The Edge of the World is also the mouth of the Arthur River, and as we look at the shoreline we see a tangle of logs and branches, the bleached bones of trees torn from the ground and washed downriver in the terrible storms that hit Tassie a few months ago.  The locals say they’ve never seen such carnage, so many skeletons on the beach.


This is a dark, brooding, timeless place. On a small stone cairn is a poem by Brian Inder, who was plainly inspired by the Edge of the World.  The poem, which we later discover is also reproduced in the boat taking us up the Arthur River, reads as follows:

I cast my pebble onto the shore of Eternity

To be washed by the Ocean of Time

It has shape, form and substance.

It is me

One day I will be no more

But my pebble will remain here

On the shore of Eternity

Mute witness for the aeons

That today I came and stood

At the edge of the world.

We return to the boat and board with a dozen or so other people, and soon we are cruising upriver.


We are being watched.  White-bellied Sea Eagles know that a couple of dead fish will be tossed into the river from this boat to entice them down.  One plays his part to perfection, swooping down from his vantage point high in the trees, grabbing a fish from the water with sharp talons and flying off triumphantly with his trophy.  Cameras click appreciatively.


The eagle’s mate however is nowhere to be seen, so the fish is retrieved in a net and will be offered up again when we return downriver a few hours from now.

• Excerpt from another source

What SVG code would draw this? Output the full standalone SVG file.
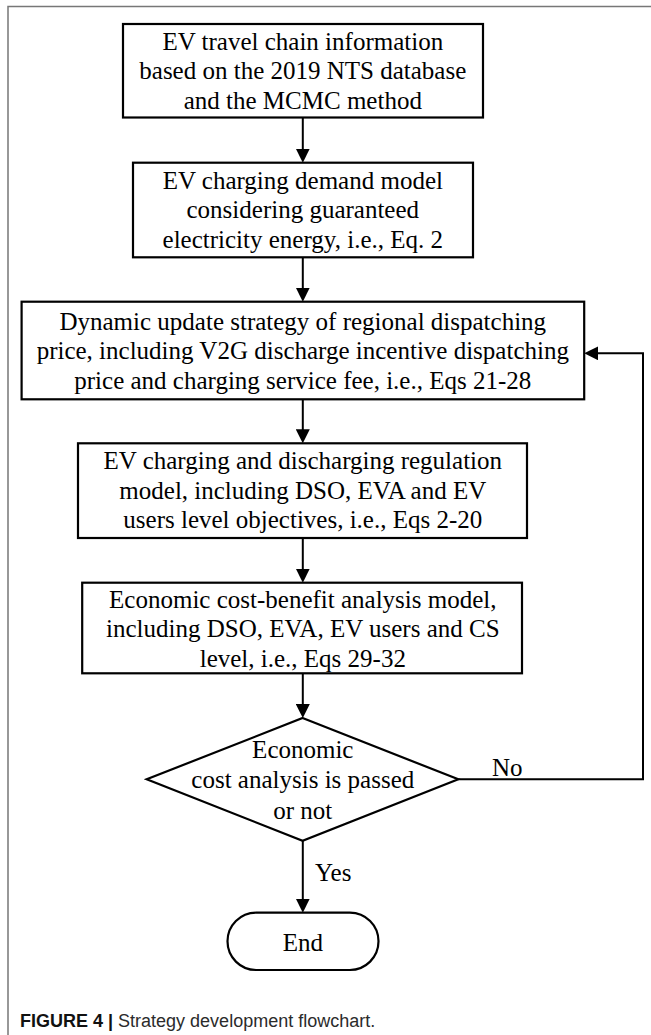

We continue to head upriver at a leisurely pace, the captain at the intercom telling us about the luxuriant vegetation all around us, and sharing stories of the men who lived, and loved and died on the river in the old days.


After a couple of hours we tie up at Turk’s landing, Turk being one of those old-timers who called this place home. The captain takes us on a short guided walk through a section of rainforest, naming and explaining the various species of tree.  Meanwhile the other two crew members prepare a barbecue in a small clearing.

While we eat a pademelon hangs around, begging pieces of lettuce and other scraps.


She has a joey in her pouch, though he mostly keeps his head down and is difficult to see.   Just occasionally we catch a glimpse:


Her older son also makes himself known.  He’s left the pouch now and should be away by himself, making his own way in the world.  But he knows a good thing when he sees one, and tourists with lettuce to spare fall into the category so he stays around looking hopeful and is rewarded for his cheek.

All too soon the barbecue is over, the pademelons disappear into the undergrowth and we must start on the return trip, immersing ourselves once again in the utter peace and tranquillity of the Tarkine rainforest.